Von Anfang an sticht die starke Ästhetisierung der Bilder ins Auge. Francis und seine Partnerin Ida drohen in rot beleuchtetem Wasser zu ertrinken; die Baustelle, auf der er arbeitet, wirkt mit der großen, undefinierten Maschine und den choreografierten Arbeitsabläufen beinahe wie ein Opern-Szenenbild; ein Ausschnitt eines Musikvideos unterbricht die Handlung, wird dann sogleich als Fernsehbild erklärt. Am Anfang funktioniert das sehr gut. Es erinnert an das Theater, wo zeitgenössische Neuadaptionen klassischer Stoffe gängiger sind.
In einer Rückblende rutscht diese Ästhetisierung jedoch in plumpen Afrika-Kitsch ab: Eine Priesterin mit Gesichtsbemalung legt Francis in einer Slumhütte eine Kette um; ein Tieropfer wird angedeutet.
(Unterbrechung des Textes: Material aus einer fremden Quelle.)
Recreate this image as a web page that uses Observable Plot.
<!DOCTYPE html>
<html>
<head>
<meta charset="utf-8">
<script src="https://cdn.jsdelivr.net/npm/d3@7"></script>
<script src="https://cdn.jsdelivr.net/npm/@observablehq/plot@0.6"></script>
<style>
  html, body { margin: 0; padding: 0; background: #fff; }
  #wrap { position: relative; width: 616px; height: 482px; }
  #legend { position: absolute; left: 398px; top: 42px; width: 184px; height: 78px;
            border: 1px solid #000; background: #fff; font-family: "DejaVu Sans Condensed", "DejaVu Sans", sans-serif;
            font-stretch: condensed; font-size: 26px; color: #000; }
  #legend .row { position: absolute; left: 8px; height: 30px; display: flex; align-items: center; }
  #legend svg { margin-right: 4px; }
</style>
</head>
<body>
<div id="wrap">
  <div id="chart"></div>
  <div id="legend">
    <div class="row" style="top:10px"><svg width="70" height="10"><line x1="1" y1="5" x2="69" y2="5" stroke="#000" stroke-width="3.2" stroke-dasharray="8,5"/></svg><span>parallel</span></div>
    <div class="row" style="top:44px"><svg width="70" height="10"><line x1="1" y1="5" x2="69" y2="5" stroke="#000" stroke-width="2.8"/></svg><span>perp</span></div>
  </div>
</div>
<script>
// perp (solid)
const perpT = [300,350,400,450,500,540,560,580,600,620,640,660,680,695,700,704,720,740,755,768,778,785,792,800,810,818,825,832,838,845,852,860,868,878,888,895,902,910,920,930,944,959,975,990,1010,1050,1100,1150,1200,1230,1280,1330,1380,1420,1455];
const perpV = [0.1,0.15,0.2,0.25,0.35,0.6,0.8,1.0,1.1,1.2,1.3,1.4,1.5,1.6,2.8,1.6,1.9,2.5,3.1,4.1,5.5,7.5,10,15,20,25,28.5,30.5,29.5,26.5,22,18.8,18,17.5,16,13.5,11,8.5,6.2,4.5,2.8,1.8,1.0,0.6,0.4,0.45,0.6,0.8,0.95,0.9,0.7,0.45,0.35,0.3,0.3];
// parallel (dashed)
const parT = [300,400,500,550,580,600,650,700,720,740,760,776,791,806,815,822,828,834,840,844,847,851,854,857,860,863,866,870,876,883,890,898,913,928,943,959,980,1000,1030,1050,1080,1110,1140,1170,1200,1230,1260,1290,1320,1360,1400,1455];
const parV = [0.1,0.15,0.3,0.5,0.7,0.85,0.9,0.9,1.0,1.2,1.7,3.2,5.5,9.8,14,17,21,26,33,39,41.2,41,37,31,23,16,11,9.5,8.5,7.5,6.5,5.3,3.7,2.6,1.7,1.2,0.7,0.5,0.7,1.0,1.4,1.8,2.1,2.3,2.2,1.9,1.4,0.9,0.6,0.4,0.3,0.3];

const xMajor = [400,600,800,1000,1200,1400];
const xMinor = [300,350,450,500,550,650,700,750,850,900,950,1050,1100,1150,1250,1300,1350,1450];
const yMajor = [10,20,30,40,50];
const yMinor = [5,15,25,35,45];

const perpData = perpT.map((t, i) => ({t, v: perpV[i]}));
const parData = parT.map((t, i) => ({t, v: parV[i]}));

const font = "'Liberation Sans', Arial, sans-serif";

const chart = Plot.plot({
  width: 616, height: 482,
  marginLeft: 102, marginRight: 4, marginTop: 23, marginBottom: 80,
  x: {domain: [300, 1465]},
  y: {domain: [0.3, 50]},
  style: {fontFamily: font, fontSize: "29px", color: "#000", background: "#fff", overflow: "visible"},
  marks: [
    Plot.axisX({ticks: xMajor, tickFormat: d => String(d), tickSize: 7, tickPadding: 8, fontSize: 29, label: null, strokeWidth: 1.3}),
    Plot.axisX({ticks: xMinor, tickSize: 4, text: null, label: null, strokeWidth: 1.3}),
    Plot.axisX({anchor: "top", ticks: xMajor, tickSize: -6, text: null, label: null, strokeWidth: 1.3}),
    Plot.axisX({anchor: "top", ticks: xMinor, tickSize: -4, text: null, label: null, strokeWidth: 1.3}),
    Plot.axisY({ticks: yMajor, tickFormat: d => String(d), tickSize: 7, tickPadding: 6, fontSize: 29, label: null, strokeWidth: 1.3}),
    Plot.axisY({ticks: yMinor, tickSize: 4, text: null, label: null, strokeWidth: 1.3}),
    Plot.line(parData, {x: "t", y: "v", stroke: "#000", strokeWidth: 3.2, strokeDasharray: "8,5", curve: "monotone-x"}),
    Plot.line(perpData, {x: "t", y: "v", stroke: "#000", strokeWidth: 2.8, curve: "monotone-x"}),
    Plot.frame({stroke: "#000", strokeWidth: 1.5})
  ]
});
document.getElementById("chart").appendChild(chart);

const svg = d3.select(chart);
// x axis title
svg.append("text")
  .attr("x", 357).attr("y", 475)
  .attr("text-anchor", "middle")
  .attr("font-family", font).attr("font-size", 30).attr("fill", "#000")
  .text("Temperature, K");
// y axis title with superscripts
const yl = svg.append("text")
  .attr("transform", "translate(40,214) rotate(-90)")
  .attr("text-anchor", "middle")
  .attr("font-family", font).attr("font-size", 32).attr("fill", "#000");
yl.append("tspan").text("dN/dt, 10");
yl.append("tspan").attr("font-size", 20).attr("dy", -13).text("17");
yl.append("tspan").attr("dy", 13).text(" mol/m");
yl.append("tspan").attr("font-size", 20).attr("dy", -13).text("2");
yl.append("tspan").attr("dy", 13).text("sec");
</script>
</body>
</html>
Von da an werden die Bilder naiver, klischeebehaftet und die visuelle Klarheit geht verloren.
Auch die Dialoge über Rassismus und körperliche Selbstbestimmtheit, die den Figuren in den Mund gelegt werden, wirken am Anfang noch parabolisch und im besten Sinne wie Slogans. Doch lange hält diese Wirkung nicht an, und gerade in der zweiten Hälfte ergibt sich eine unfreiwillige Komik, wenn die Schauspielenden in den gestelzten Pappdialogen hilflos wirken.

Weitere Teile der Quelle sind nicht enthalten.